The issue - and one that a compiler often can't really reason about very well - is that in using AVX (and especially AVX-512) you incur other performance costs due to throttling the CPU down to lower frequencies and having additional latency issues. Deciding when it's actually worth doing so for a memcpy is, in general, a very hard problem.
This is the problem when I have a Threadripper can't can't see these issues, lol. One day I'll get a proper AVX512 machine and try this stuff for myself.
Still, it seems like the documentation elsewhere says that AVX 128-bit doesn't cause any clocking issues. So AVX512 (applied to 128-bit) should still lead to good speeds without any clocking problems.

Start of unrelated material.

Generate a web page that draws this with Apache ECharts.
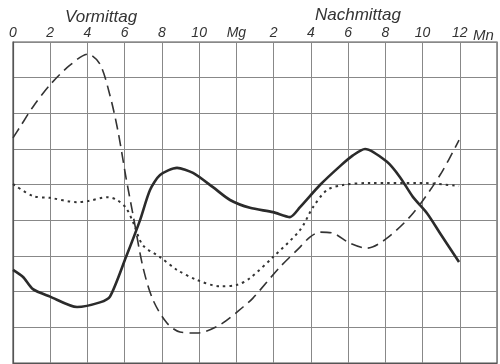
<!DOCTYPE html>
<html>
<head>
<meta charset="utf-8">
<script src="https://cdn.jsdelivr.net/npm/echarts@6/dist/echarts.min.js"></script>
<style>
  html, body { margin: 0; padding: 0; background: #fff; }
  #chart { width: 500px; height: 364px; }
</style>
</head>
<body>
<div id="chart"></div>
<script>
// Stunde 0..24 (Mitternacht bis Mitternacht), y in Kästchen von unten
var tickLabels = ['0', '2', '4', '6', '8', '10', 'Mg', '2', '4', '6', '8', '10', '12', ''];

var solidHours  = [0, 0.54, 1.07, 1.99, 3.44, 4.67, 5.21, 6.07, 6.82, 7.36, 7.9, 8.81, 9.67, 10.74, 11.66, 12.73, 13.97, 14.88, 15.42, 16.49, 17.57, 18.26, 18.91, 20.09, 20.79, 21.49, 22.24, 22.94, 23.96];
var solidValues = [2.61, 2.41, 2.07, 1.86, 1.57, 1.7, 1.86, 2.97, 4.0, 4.85, 5.27, 5.47, 5.33, 4.93, 4.57, 4.35, 4.23, 4.09, 4.37, 4.99, 5.52, 5.82, 6.0, 5.64, 5.21, 4.65, 4.2, 3.64, 2.83];

var dashHours  = [0, 0.38, 1.07, 1.99, 3.06, 4.03, 4.67, 5.21, 5.64, 6.07, 6.45, 6.98, 7.52, 8.27, 8.97, 9.88, 11.12, 12.36, 12.89, 14.34, 15.42, 15.95, 16.49, 17.19, 18.1, 19.02, 20.09, 21.49, 22.94, 23.96];
var dashValues = [6.31, 6.62, 7.18, 7.8, 8.35, 8.66, 8.38, 7.5, 6.5, 5.2, 4.15, 2.69, 1.77, 1.12, 0.87, 0.84, 1.07, 1.57, 1.82, 2.69, 3.25, 3.53, 3.67, 3.64, 3.36, 3.22, 3.5, 4.2, 5.27, 6.25];

var dotHours  = [0, 1.07, 1.99, 3.44, 4.03, 5.1, 5.59, 6.07, 6.45, 6.98, 7.9, 8.81, 9.88, 11.12, 12.03, 12.73, 13.97, 15.42, 16.12, 16.87, 17.73, 19.18, 21.86, 23.96];
var dotValues = [5.02, 4.68, 4.63, 4.51, 4.54, 4.65, 4.57, 4.35, 3.95, 3.3, 2.97, 2.61, 2.33, 2.15, 2.19, 2.38, 2.97, 3.73, 4.37, 4.85, 4.99, 5.05, 5.05, 4.96];

function zip(xs, ys) {
  return xs.map(function (x, i) { return [x, ys[i]]; });
}

var myChart = echarts.init(document.getElementById('chart'));

var labelFont = 'Liberation Sans';
var textStyle = { fontFamily: labelFont, fontStyle: 'italic', fontWeight: 'normal', fontSize: 17, color: '#333' };

var option = {
  animation: false,
  backgroundColor: '#fff',
  title: [
    { text: 'Vormittag', left: 60, top: 4, textStyle: textStyle },
    { text: 'Nachmittag', left: 310, top: 2, textStyle: textStyle },
    // "Mitternacht" neben der 12
    {
      text: 'Mn', left: 468, top: 23,
      textStyle: { fontFamily: labelFont, fontStyle: 'italic', fontWeight: 'normal', fontSize: 15, color: '#333' }
    }
  ],
  grid: {
    left: 13, top: 42, width: 484, height: 321,
    show: true, borderColor: '#555', borderWidth: 1.2
  },
  xAxis: {
    type: 'value',
    position: 'top',
    min: 0, max: 26, interval: 2,
    axisLine: { show: true, lineStyle: { color: '#555', width: 1.2 } },
    axisTick: { show: false },
    axisLabel: {
      show: true, margin: 2,
      fontFamily: labelFont, fontStyle: 'italic', fontSize: 14, color: '#333',
      showMinLabel: true, showMaxLabel: true,
      formatter: function (v) { return tickLabels[Math.round(v / 2)] || ''; }
    },
    splitLine: { show: true, lineStyle: { color: '#888', width: 1 } }
  },
  yAxis: {
    type: 'value',
    min: 0, max: 9, interval: 1,
    axisLine: { show: true, lineStyle: { color: '#555', width: 1.2 } },
    axisTick: { show: false },
    axisLabel: { show: false },
    splitLine: { show: true, lineStyle: { color: '#888', width: 1 } }
  },
  series: [
    {
      name: 'voll',
      type: 'line',
      smooth: 0.25,
      symbol: 'none',
      lineStyle: { color: '#2b2b2b', width: 2.6 },
      data: zip(solidHours, solidValues)
    },
    {
      name: 'gestrichelt',
      type: 'line',
      smooth: 0.3,
      symbol: 'none',
      lineStyle: { color: '#333', width: 1.6, type: [11, 6] },
      data: zip(dashHours, dashValues)
    },
    {
      name: 'punktiert',
      type: 'line',
      smooth: 0.3,
      symbol: 'none',
      lineStyle: { color: '#333', width: 2, type: [2.5, 4] },
      data: zip(dotHours, dotValues)
    }
  ]
};

myChart.setOption(option);
</script>
</body>
</html>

Right, if you stick to 128 bit registers, you avoid most of the issues. Does that get you much benefit for a memcpy over an SSE implementation on a SKX CPU? I don't think so, but I haven't looked into that particular problem, so maybe I'm missing something obvious here.
to confirm they use `xmm` and `zmm` registers, respectively. (The 512 version also uses xmm to finish off a remainder. Ideally, it would use masked load/stores, but I haven't seen any auto-vectorizers actually do that.
I'm using gcc 8.2.1. I believe the option `-mprefer-vector-width` was added recently.
Now I compiled both into shared libraries (drop the `-S` and choose an appropriate file name), and benchmarked from within Julia.
The advantage wasn't very impressive here, but it persisted for vectors of length 20,000. At 200,000 we saw the memory bottleneck hit in force, when it busts the per core L2 cache. The 7900x's per core L2 cache is 1048576, which translates to 131,072 doubles.
This is a nice benchmark, thanks for doing it, but the point I was making is somewhat orthogonal to this.
Of course there's a performance advantage from using 512 bit registers for a memcpy - but a memcpy is rarely a major performance bottleneck by itself and is usually surrounded by other code. Unless that code is also AVX-512, you've just made it slower by optimizing the memcpy. My point was that a compiler can't usually decide whether it's worth making the optimization in light of the broader context.
The other point was whether using AVX-512 while sticking to xmm registers is faster than just using xmm SSE/AVX code. I don't have an AVX-512 capable machine at the moment, perhaps you'd like to check if your 128 bit version is any faster than just doing "gcc -march=skylake -O2 -mprefer-vector-width=128" (thereby retaining the microarchitecture optimizations, but sticking to AVX2)?
I don’t know about the other software types, but games are not typical users of AVX (at client runtime anyway, the tooling used to make the games is different).
Video Editing, Video Games, Graphics, 3d Modeling, Photoshop. Even Stockfish Chess uses new instructions (not SIMD: but the Bit-board popcnt and pext / pdep instructions) to accelerate chess computations.
At a bare minimum, AVX grossly accelerates memcpy and memset operations. (Setting 256-bits per assembly instruction instead of 64-bits per operation is a big improvement). And virtually every program can benefit from faster memcpy and faster memsets.
"Standard Software" isn't written to be very fast. But anything that's even close to CPU-bound is being upgraded to use more and more SIMD instructions.